The Westminster Assembly began with; high hopes that Reformed Christianity would prevail in the British Isles. In God's providence, those who held such hopes were disappointed. The reform legislation prepared by the Westminster Assembly received qualified approval from the English Parliament, and was more fully ratified in Scotland. That approval was short-lived.

In the Civil War, a cavalry commander named Oliver Cromwell won many notable victories, and with his military success his political power advanced. When he became Lord Protector, Cromwell, a Congregationalist, put an end to efforts to install Presbyterian government in the Church of England. When he invaded Scotland, he restricted the operation of the Presbyterian government already in place.

Cromwell's regime was succeeded by the tyrannical, reign of Charles II, who repudiated his own oath of adherence to the Covenant and fiercely persecuted all who remained faithful.

When William and Mary came to the throne in the Revolution of 1688, the Church of England retained the Episcopal government, the Book of Common Prayer, and the Thirty-Nine Articles which had characterized its existence before the Westminster Assembly met.

In Scotland, the Westminster Confession was made the official creed of the church, but none of the other Westminster documents was made part of the ecclesiastical law of the church. The other documents, however, continued to have a significant impact in Scotland.
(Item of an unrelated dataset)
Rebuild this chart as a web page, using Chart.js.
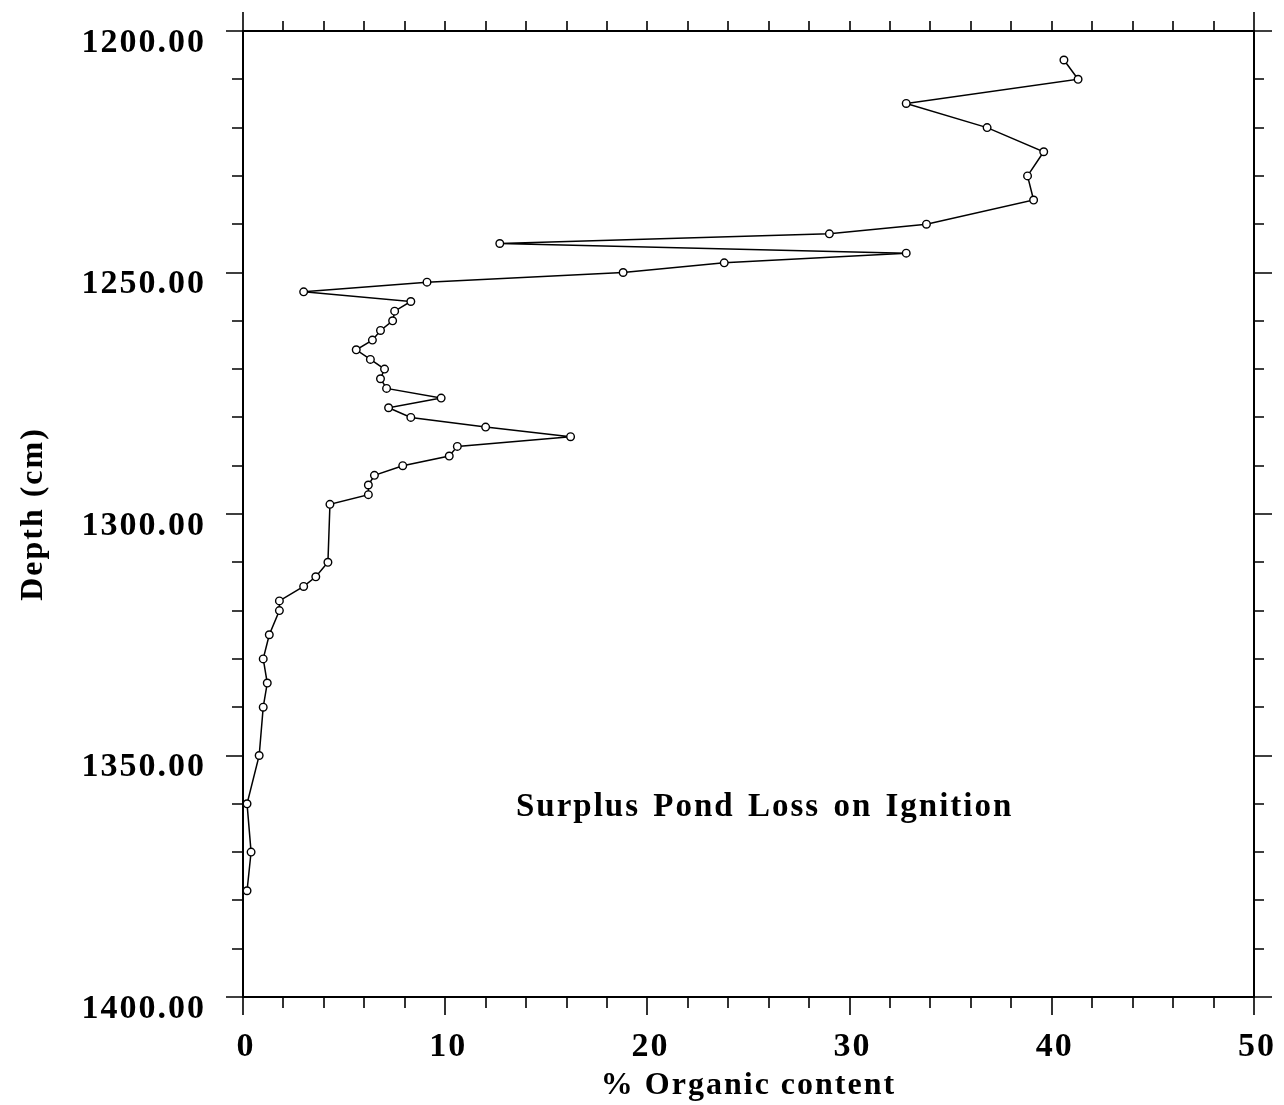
<!DOCTYPE html>
<html>
<head>
<meta charset="utf-8">
<script src="https://cdn.jsdelivr.net/npm/chart.js@4.4.1/dist/chart.umd.min.js"></script>
<style>
  html, body { margin: 0; padding: 0; background: #fff; }
  #wrap { width: 1284px; height: 1105px; }
</style>
</head>
<body>
<div id="wrap"><canvas id="chart" width="1284" height="1105"></canvas></div>
<script>
// depth below datum (cm) and loss-on-ignition organic content (%)
const depth = [1206, 1210, 1215, 1220, 1225, 1230, 1235, 1240, 1242, 1244,
  1246, 1248, 1250, 1252, 1254, 1256, 1258, 1260, 1262, 1264,
  1266, 1268, 1270, 1272, 1274, 1276, 1278, 1280, 1282, 1284,
  1286, 1288, 1290, 1292, 1294, 1296, 1298, 1310, 1313, 1315,
  1318, 1320, 1325, 1330, 1335, 1340, 1350, 1360, 1370, 1378];
const organic = [40.6, 41.3, 32.8, 36.8, 39.6, 38.8, 39.1, 33.8, 29.0, 12.7,
  32.8, 23.8, 18.8, 9.1, 3.0, 8.3, 7.5, 7.4, 6.8, 6.4,
  5.6, 6.3, 7.0, 6.8, 7.1, 9.8, 7.2, 8.3, 12.0, 16.2,
  10.6, 10.2, 7.9, 6.5, 6.2, 6.2, 4.3, 4.2, 3.6, 3.0,
  1.8, 1.8, 1.3, 1.0, 1.2, 1.0, 0.8, 0.2, 0.4, 0.2];

const xRange = [0, 50];
const yRange = [1200, 1400];
const noteText = "Surplus Pond Loss on Ignition";
const notePos = { x: 25.8, y: 1362.5 };

const SERIF = "'Liberation Serif', 'Times New Roman', serif";

// stop the layout from shrinking the plot for overhanging end labels
function noOverhang(s) {
  s.paddingTop = 0; s.paddingBottom = 0;
  s.paddingLeft = 0; s.paddingRight = 0;
}

// outward tick marks on all four sides, minor + major
const frameTicks = {
  id: "frameTicks",
  beforeDraw(chart) {
    chart.ctx.letterSpacing = "2px";
  },
  afterDraw(chart) {
    const { ctx, chartArea: a } = chart;
    const sx = chart.scales.x, sy = chart.scales.y;
    ctx.save();
    ctx.strokeStyle = "#000";
    ctx.lineWidth = 1.6;
    ctx.beginPath();
    for (let v = xRange[0]; v <= xRange[1]; v += 2) {
      const px = Math.round(sx.getPixelForValue(v));
      const major = v % 10 === 0;
      ctx.moveTo(px, a.bottom); ctx.lineTo(px, a.bottom + (major ? 18 : 11));
      const topMajor = v === xRange[0] || v === xRange[1];
      ctx.moveTo(px, a.top); ctx.lineTo(px, a.top - (topMajor ? 19 : 10));
    }
    for (let v = yRange[0]; v <= yRange[1]; v += 10) {
      const py = Math.round(sy.getPixelForValue(v));
      const major = v % 50 === 0;
      ctx.moveTo(a.left, py); ctx.lineTo(a.left - (major ? 17 : 11), py);
      ctx.moveTo(a.right, py); ctx.lineTo(a.right + (major ? 18 : 10), py);
    }
    ctx.stroke();

    // caption inside the plot
    ctx.fillStyle = "#000";
    ctx.font = "bold 33px " + SERIF;
    ctx.letterSpacing = "2px";
    ctx.wordSpacing = "3px";
    ctx.textAlign = "center";
    ctx.textBaseline = "alphabetic";
    ctx.fillText(noteText, sx.getPixelForValue(notePos.x), sy.getPixelForValue(notePos.y));
    ctx.restore();
  }
};

new Chart(document.getElementById("chart"), {
  type: "scatter",
  data: {
    datasets: [{
      label: "LOI",
      data: depth.map((d, i) => ({ x: organic[i], y: d })),
      showLine: true,
      borderColor: "#000",
      borderWidth: 1.5,
      pointRadius: 3.8,
      pointBorderWidth: 1.4,
      pointBackgroundColor: "#fff",
      pointBorderColor: "#000",
      tension: 0
    }]
  },
  options: {
    responsive: false,
    animation: false,
    layout: { padding: 0 },
    plugins: { legend: { display: false }, tooltip: { enabled: false } },
    scales: {
      x: {
        type: "linear",
        position: "bottom",
        min: xRange[0], max: xRange[1],
        grid: { display: false, drawTicks: false },
        border: { display: true, color: "#000", width: 2 },
        ticks: {
          stepSize: 10,
          padding: 30,
          labelOffset: 3,
          color: "#000",
          font: { family: SERIF, size: 34, weight: "bold" }
        },
        title: {
          display: true,
          text: "% Organic content",
          color: "#000",
          padding: { top: 0, bottom: 0 },
          font: { family: SERIF, size: 32, weight: "bold" }
        },
        afterFit(s) { s.height = 108; noOverhang(s); }
      },
      x2: {
        type: "linear",
        position: "top",
        display: true,
        min: xRange[0], max: xRange[1],
        grid: { display: false, drawTicks: false },
        border: { display: true, color: "#000", width: 2 },
        ticks: { display: false },
        afterFit(s) { s.height = 31; noOverhang(s); }
      },
      y: {
        type: "linear",
        position: "left",
        reverse: true,
        min: yRange[0], max: yRange[1],
        grid: { display: false, drawTicks: false },
        border: { display: true, color: "#000", width: 2 },
        ticks: {
          stepSize: 50,
          padding: 37,
          labelOffset: 12,
          color: "#000",
          font: { family: SERIF, size: 34, weight: "bold" },
          callback: (v) => Number(v).toFixed(2)
        },
        title: {
          display: true,
          text: "Depth (cm)",
          color: "#000",
          padding: { top: 15, bottom: 0 },
          font: { family: SERIF, size: 32, weight: "bold" }
        },
        afterFit(s) { s.width = 243; noOverhang(s); }
      },
      y2: {
        type: "linear",
        position: "right",
        display: true,
        reverse: true,
        min: yRange[0], max: yRange[1],
        grid: { display: false, drawTicks: false },
        border: { display: true, color: "#000", width: 2 },
        ticks: { display: false },
        afterFit(s) { s.width = 30; noOverhang(s); }
      }
    }
  },
  plugins: [frameTicks]
});
</script>
</body>
</html>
Except for the Directory for Government, they were found in a collection of documents, under the title "The Westminster Confession of Faith," which has almost continuously been in print up to the present time.

The dissenting Presbyterian churches in Scotland, and Presbyterian churches in other countries, have given official status not only to the Confession, but also to a number of the other Westminster documents. Especially the Shorter Catechism has been known and loved, since memorization of it has been a standard requirement for children in Presbyterian churches. Interest in and discussion of the Westminster standards in our time seems to be increasing.

The history of the Westminster Assembly is both humbling and encouraging for Christians. It is humbling, because it contains the story of the failure of earnest believers to achieve what they set out to do: the full reformation of the church "according to the Word of God." But it is also encouraging, because the Lord has used the work of the Assembly to give theological clarity and biblical direction to Reformed churches (and others!) for three and a half centuries. God's thoughts are not our thoughts, nor his ways our ways.

To him be glory forever and ever! Amen.